Congratulations, you just landed a new customer! Once the celebrations are over, you have to decide who to thank – was it the digital or offline ads team, or the in-store or virtual customer service reps, or the customer’s neighbor or friend, or the review of your product on YouTube, or some complex combination of all of these, or none of these? Beyond attributing credit, you need to decide what to do more or less of next time when reaching out to other customers. You have lots of potentially influencing factors, and the outcome you care about – in this case, customer acquisition – is delayed in time from all of the influencing factors. This situation occurs not only in marketing and sales, but in supply chains and operations
, manufacturing, customer care operations, HR and finance, and in absolutely every function of an enterprise. Traditional analytic techniques exist to try to use all the diverse data to understand what sequence of actions would lead to the best outcome, but a modern approach known as reinforcement learning promises to dramatically improve on the current state of the art.
Reinforcement learning is the machine learning approach that is behind some of the most talked about advances in AI
, including robotics and computer programs that can beat humans in games like chess and Go
. Rather than attempting to explicitly program the logic to guide a system’s actions, reinforcement learning algorithms are trained from data to take actions in an environment so as to maximize a reward. For example, the machine that easily beats the world’s best Go players, AlphaGo
, learned to play Go through trial and error, playing lots of games, receiving a reward for good moves, no reward for others, and perhaps losing rewards for bad moves.

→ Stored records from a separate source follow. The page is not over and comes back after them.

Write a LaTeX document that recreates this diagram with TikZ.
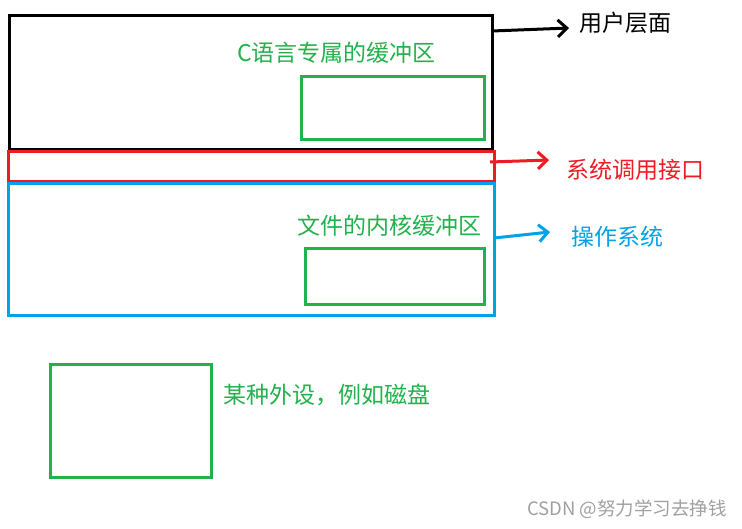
\documentclass[tikz,border=0pt]{standalone}
\usepackage{fontspec}
\newfontfamily\cjk{Noto Sans CJK SC}
\usetikzlibrary{arrows.meta}
\definecolor{mygreen}{HTML}{22B14C}
\definecolor{myred}{HTML}{ED1C24}
\definecolor{myblue}{HTML}{00A2E8}
\definecolor{mygray}{HTML}{A0A0A0}
\tikzset{
  box/.style={draw, line width=3pt, inner sep=0pt},
  lbl/.style={font=\cjk\fontsize{23}{26}\selectfont, inner sep=0pt, anchor=west},
  conn/.style={line width=3pt, -{Straight Barb[length=9pt,width=17pt,line width=3pt]}},
}
\begin{document}
\begin{tikzpicture}[x=1pt,y=-1pt]
\useasboundingbox (0,0) rectangle (742,528);
% boxes
\draw[box, black] (9,15) rectangle (492,149);
\draw[box, myred] (8,151) rectangle (494,181);
\draw[box, myblue] (8,183) rectangle (494,315);
\draw[box, mygreen] (301,76) rectangle (484,139);
\draw[box, mygreen] (305,248) rectangle (484,304);
\draw[box, mygreen] (50,364) rectangle (211,477);
% labels
\node[lbl, text=mygreen] (cbuf) at (237,53) {C语言专属的缓冲区};
\node[lbl, text=mygreen] (kbuf) at (297,226) {文件的内核缓冲区};
\node[lbl, text=mygreen] (dev) at (223,395) {某种外设，例如磁盘};
\node[lbl, text=black] (user) at (579,23) {用户层面};
\node[lbl, text=myred] (sys) at (566,170) {系统调用接口};
\node[lbl, text=myblue] (os) at (571,237) {操作系统};
\node[font=\fontsize{18.5}{20}\selectfont\cjk, text=mygray, inner sep=0pt, anchor=east] (wm) at (727,509) {CSDN @努力学习去挣钱};
% connectors
\coordinate (a1) at (492,31);
\coordinate (a2) at (569,28);
\coordinate (b1) at (490,162);
\coordinate (b2) at (549,160);
\coordinate (c1) at (494,238);
\coordinate (c2) at (550,232);
\draw[conn, black] (a1) -- (a2);
\draw[conn, myred] (b1) -- (b2);
\draw[conn, myblue] (c1) -- (c2);
\end{tikzpicture}
\end{document}
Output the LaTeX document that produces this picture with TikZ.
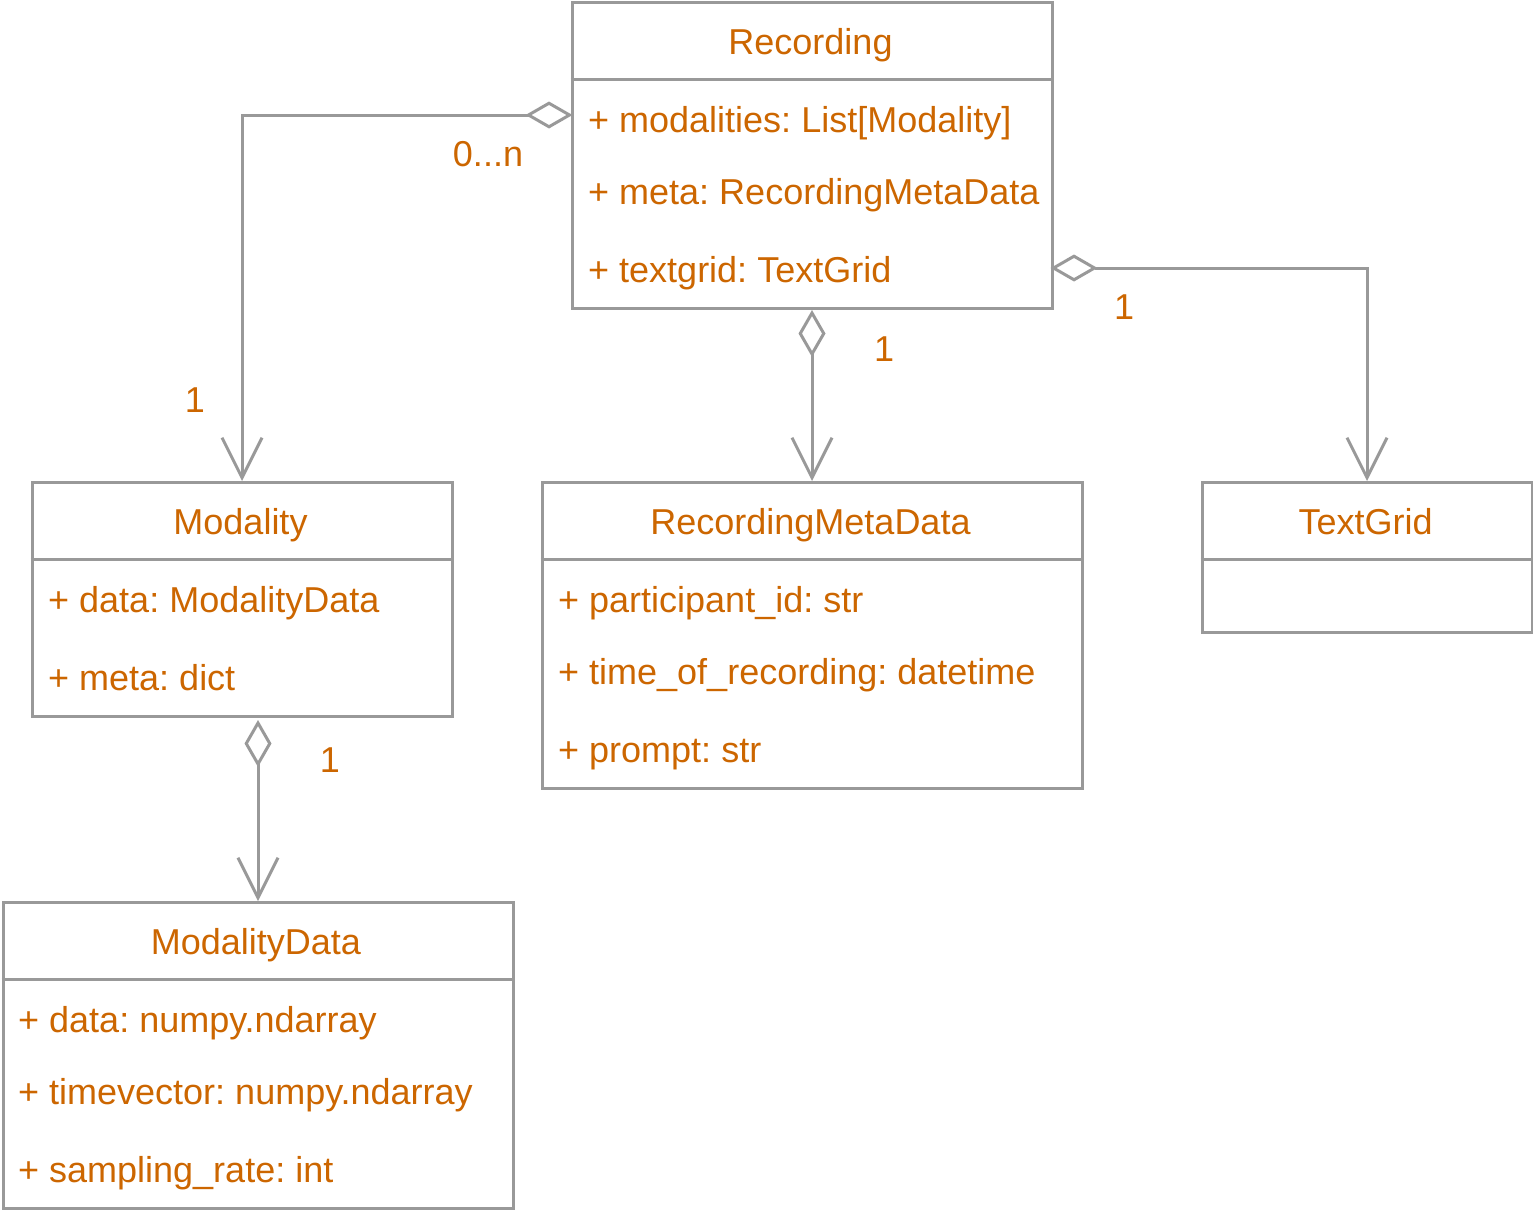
\documentclass[tikz,border=0pt]{standalone}
\usepackage{fontspec}
\setmainfont{Liberation Sans}
\usetikzlibrary{arrows.meta}
\definecolor{umlgray}{HTML}{999999}
\definecolor{umltext}{HTML}{CC6600}
\frenchspacing
\tikzset{
  umlbox/.style={draw=umlgray, line width=3pt, rectangle, anchor=north west, inner sep=0pt},
  umltitle/.style={text=umltext, anchor=base, inner sep=0pt},
  umlattr/.style={text=umltext, anchor=base west, inner sep=0pt},
  mult/.style={text=umltext, anchor=base, inner sep=0pt},
  aggr/.style={draw=umlgray, line width=3pt, {Diamond[open,length=47pt,width=27pt]}-{Straight Barb[length=40pt,width=40pt]}}
}
\begin{document}
\begin{tikzpicture}[x=1pt, y=-1pt, font=\fontsize{36}{43}\selectfont]
  \useasboundingbox (0,0) rectangle (1533,1218);
  \node [umlbox, minimum width=480pt, minimum height=306pt] (rec) at (570.5,1) {};
  \draw [umlgray, line width=3pt] (570.5,79) -- (1050.5,79);
  \node [umltitle] (recT) at (810.5,54) {Recording};
  \node [umlattr] (recA) at (588,132) {+ modalities: List[Modality]};
  \node [umlattr] (recB) at (588,204) {+ meta: RecordingMetaData};
  \node [umlattr] (recC) at (588,282) {+ textgrid: TextGrid};
  \node [umlbox, minimum width=420pt, minimum height=234pt] (mod) at (30.5,481) {};
  \draw [umlgray, line width=3pt] (30.5,559) -- (450.5,559);
  \node [umltitle] (modT) at (240.5,534) {Modality};
  \node [umlattr] (modA) at (48,612) {+ data: ModalityData};
  \node [umlattr] (modB) at (48,690) {+ meta: dict};
  \node [umlbox, minimum width=540pt, minimum height=306pt] (rmd) at (540.5,481) {};
  \draw [umlgray, line width=3pt] (540.5,559) -- (1080.5,559);
  \node [umltitle] (rmdT) at (810.5,534) {RecordingMetaData};
  \node [umlattr] (rmdA) at (558,612) {+ participant\_id: str};
  \node [umlattr] (rmdB) at (558,684) {+ time\_of\_recording: datetime};
  \node [umlattr] (rmdC) at (558,762) {+ prompt: str};
  \node [umlbox, minimum width=330pt, minimum height=150pt] (tg) at (1200.5,481) {};
  \draw [umlgray, line width=3pt] (1200.5,559) -- (1530.5,559);
  \node [umltitle] (tgT) at (1365.5,534) {TextGrid};
  \node [umlbox, minimum width=510pt, minimum height=306pt] (mdata) at (1.5,901) {};
  \draw [umlgray, line width=3pt] (1.5,979) -- (511.5,979);
  \node [umltitle] (mdataT) at (256,954) {ModalityData};
  \node [umlattr] (mdataA) at (18,1032) {+ data: numpy.ndarray};
  \node [umlattr] (mdataB) at (18,1104) {+ timevector: numpy.ndarray};
  \node [umlattr] (mdataC) at (18,1182) {+ sampling\_rate: int};
  \draw [aggr] ([xshift=2pt]rec.west |- 0,115) -| (mod.north);
  \draw [aggr] (rec.south) -- (rmd.north);
  \draw [aggr] ([xshift=-3pt]rec.east |- 0,268) -| (tg.north);
  \draw [aggr] ([yshift=-2pt]mdata.north |- mod.south) -- (mdata.north);
  \node [mult] (m1) at (488,166) {0...n};
  \node [mult] (m2) at (195,412) {1};
  \node [mult] (m3) at (884,361) {1};
  \node [mult] (m4) at (1124,319) {1};
  \node [mult] (m5) at (330,772) {1};
\end{tikzpicture}
\end{document}
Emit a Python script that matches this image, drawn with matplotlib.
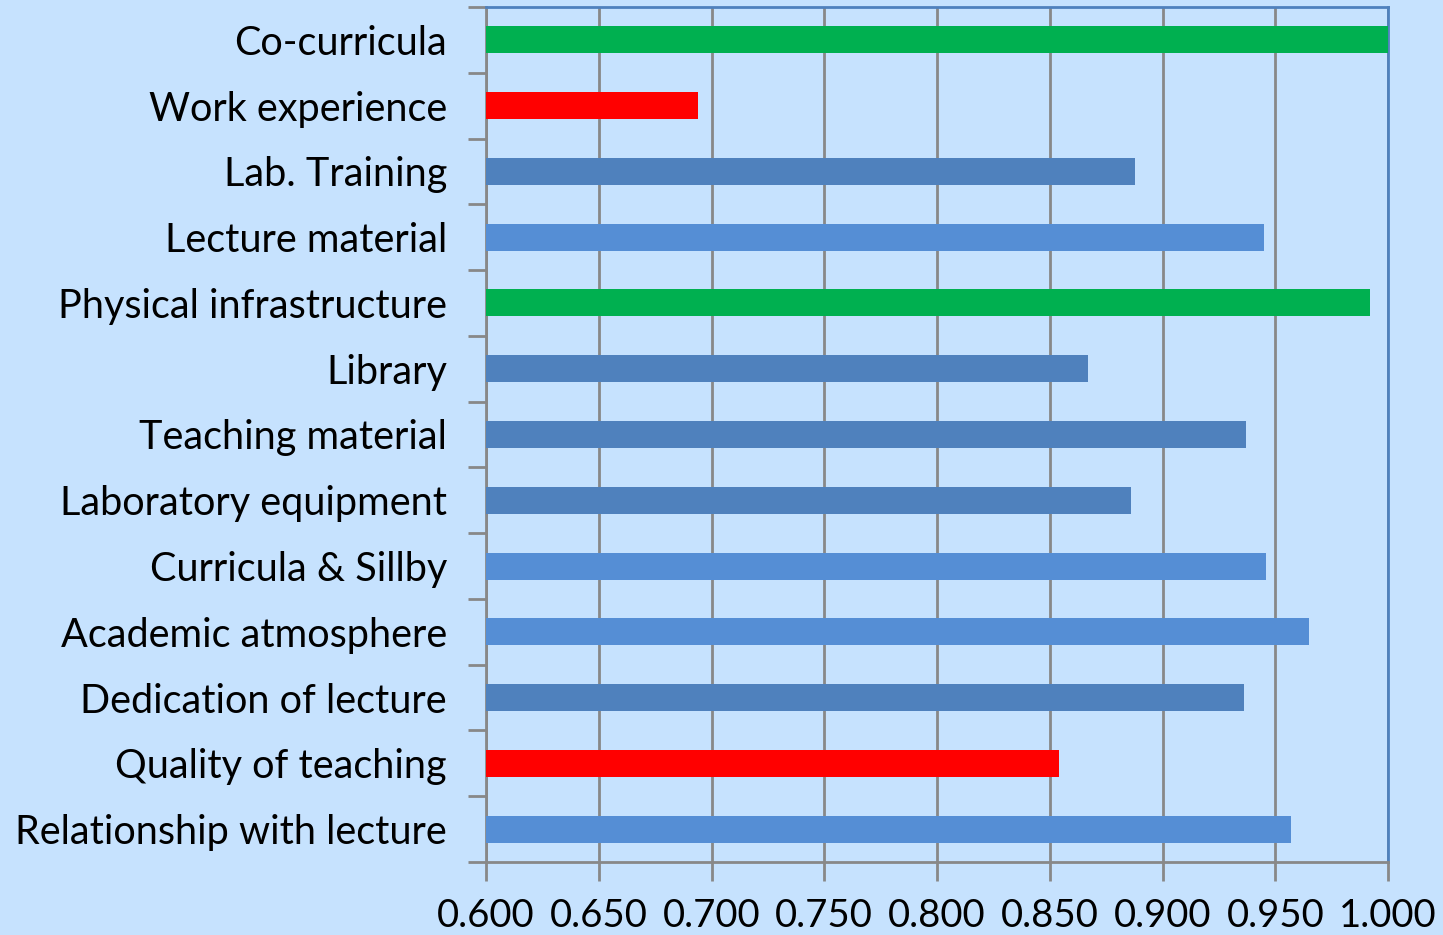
import matplotlib
matplotlib.use("Agg")
import matplotlib.pyplot as plt
import numpy as np

# categories listed bottom to top
categories = ["Relationship with lecture", "Quality of teaching", "Dedication of lecture",
              "Academic atmosphere", "Curricula & Sillby", "Laboratory equipment",
              "Teaching material", "Library", "Physical infrastructure",
              "Lecture material", "Lab. Training", "Work experience", "Co-curricula"]
values = [0.957, 0.854, 0.936, 0.965, 0.946, 0.886, 0.937, 0.867, 0.992,
          0.945, 0.888, 0.694, 1.000]
colors = ["#558ED5", "#FF0000", "#4F81BD", "#558ED5", "#558ED5", "#4F81BD",
          "#4F81BD", "#4F81BD", "#00B050", "#558ED5", "#4F81BD", "#FF0000", "#00B050"]
xticks = [0.600, 0.650, 0.700, 0.750, 0.800, 0.850, 0.900, 0.950, 1.000]

bg = "#C6E2FE"
plt.rcParams['font.family'] = ['Lato', 'DejaVu Sans']

fig = plt.figure(figsize=(14.43, 9.35), dpi=100, facecolor=bg)
ax = fig.add_axes([486/1443, 1-862/935, 902/1443, 855/935])
ax.set_facecolor(bg)

y = np.arange(len(categories))
ax.barh(y, [v - 0.6 for v in values], left=0.6, height=0.41, color=colors, zorder=3)

ax.set_xlim(0.6, 1.0)
ax.set_ylim(-0.5, len(categories) - 0.5)
ax.set_xticks(xticks)
ax.set_xticklabels([f"{t:.3f}" for t in xticks], fontsize=27.5)
ax.set_yticks(y)
ax.set_yticklabels(categories, fontsize=28.5)
ax.set_yticks(np.arange(-0.5, len(categories)), minor=True)

ax.tick_params(axis='y', which='major', length=0, pad=28)
ax.tick_params(axis='y', which='minor', length=13, width=2, color="#888888")
ax.tick_params(axis='x', length=14, width=2, color="#888888", pad=12)

ax.grid(axis='x', color="#888888", linewidth=2, zorder=1)
ax.set_axisbelow(True)

for side in ['left', 'bottom']:
    ax.spines[side].set_color("#888888")
    ax.spines[side].set_linewidth(2)
for side in ['top', 'right']:
    ax.spines[side].set_color("#4F81BD")
    ax.spines[side].set_linewidth(2)

fig.savefig("out.png", dpi=100, facecolor=bg)
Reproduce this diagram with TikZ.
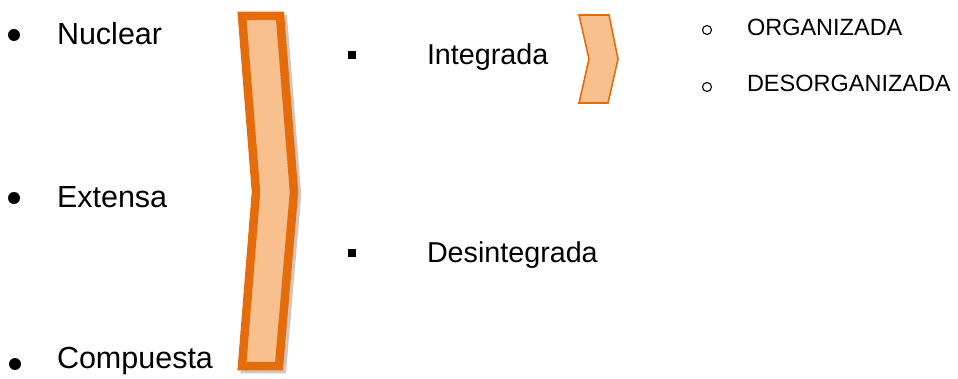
\documentclass[tikz,border=0pt]{standalone}
\usepackage{fontspec}
\setmainfont{Liberation Sans}
\definecolor{chevfill}{RGB}{249,192,143}
\definecolor{chevline}{RGB}{228,108,10}
\definecolor{shadowc}{RGB}{150,110,80}
\begin{document}
\begin{tikzpicture}[x=1pt,y=-1pt,
  lbl/.style={anchor=base west,inner sep=0pt,outer sep=0pt},
  big/.style={lbl,font=\fontsize{30.5}{36}\selectfont},
  mid/.style={lbl,font=\fontsize{28.7}{34}\selectfont},
  small/.style={lbl,font=\fontsize{23.5}{28}\selectfont},
  dotb/.style={circle,fill=black,inner sep=0pt,minimum size=12pt},
  sqb/.style={rectangle,fill=black,inner sep=0pt,minimum size=8pt},
  circb/.style={circle,draw=black,line width=1.1pt,inner sep=0pt,minimum size=9pt},
  bigchev/.style={draw=chevline,fill=chevfill,line width=8.5pt,line join=miter},
  smallchev/.style={draw=chevline,fill=chevfill,line width=1.6pt,line join=miter}]
\useasboundingbox (0,0) rectangle (958,379);
% left list
\node[dotb] (b1) at (14,35) {};
\node[big] (t1) at (57,45) {Nuclear};
\node[dotb] (b2) at (14,198) {};
\node[big] (t2) at (57,208) {Extensa};
\node[dotb] (b3) at (15,364) {};
\node[big] (t3) at (57,368) {Compuesta};
% big chevron with shadow
\draw[draw=shadowc,line width=8.5pt,opacity=0.4]
  (245,19) -- (283,19) -- (297,195) -- (282,369) -- (245,369) -- (259,195) -- cycle;
\draw[bigchev] (242,16) -- (280,16) -- (294,192) -- (279,366) -- (242,366) -- (256,192) -- cycle;
% middle list
\node[sqb] (s1) at (352,55) {};
\node[mid] (m1) at (427,65) {Integrada};
\node[sqb] (s2) at (352,253) {};
\node[mid] (m2) at (427,263) {Desintegrada};
% small chevron
\draw[smallchev] (579,15) -- (609,15) -- (618,59) -- (608,103) -- (579,103) -- (589,59) -- cycle;
% right list
\node[circb] (c1) at (707,30) {};
\node[small] (r1) at (747,36) {ORGANIZADA};
\node[circb] (c2) at (707,87) {};
\node[small] (r2) at (747,92) {DESORGANIZADA};
\end{tikzpicture}
\end{document}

To date there have been very few examples of applying reinforcement learning to enterprise problems like reducing the cost of fraud, recommending the best offer, or optimizing a supply chain. These examples, and others, are complex problems for traditional machine learning
models: they have multiple potential factors to optimize and involve a series of events leading to a decision or a business outcome. Both of these characteristics – diverse causal influences and delayed outcomes – make such problems well suited for reinforcement learning, which offers the opportunity to drastically outperform current approaches.
If you want to predict whether a visitor to website will click on an ad, there is just one event, showing the ad, and the outcome you want to predict, clicking the ad. However, imagine predicting what is the best next ad to show a customer after he has visited a website a number of times, interacted with an app, and even called the call center. There is now a sequence of events, across multiple customer touchpoints, each influencing how the company should engage with the customer, in highly complex and evolving ways. Reinforcement Learning provides an efficient way to discover sequences of enterprise decisions that will yield the customer interaction journey with the greatest overall business outcome, even when none of those enterprise actions results in immediate results like a purchase or click.
In many business settings, for business decisions to be guided by data intelligence, they need to be optimized for many complex and interacting factors. For example, in the case of fraud, a typical analytic model is trained to detect the first fraudulent transaction on a particular card. The performance of the model may be judged by standard measures of precision and recall. However, to optimize business benefit, a financial services company won’t want to just reduce the number of fraudulent transactions they can detect, instead they want to tune their models to reduce the overall cost of fraud and to maximize customer satisfaction. This means detecting higher value transactions and minimizing customer dissatisfaction from blocking legitimate transactions, especially by VIP customers. Conditioning customer interactions to account for differences between customers and transactions can be done with traditional rules engines via painstaking programming of logics. Reinforcement learning offers a principled and automatic way of incorporating these complex details to optimize the business value of the customer interaction. Rather than myopically decreasing a loss function to train a fraud classification model, for example, reinforcement learning can find the interactions that maximize the value of transactions blocked minus the cost of customer dissatisfaction,
Teradata Emerging Practices is developing approaches to apply reinforcement learning to these types of enterprise problems, for example, using off policy learning to overcome the challenge of not having a real-world environment to train the model like you would a robot in a lab. We are currently working with customers to demonstrate how reinforcement learning can be used to deliver enormous business value.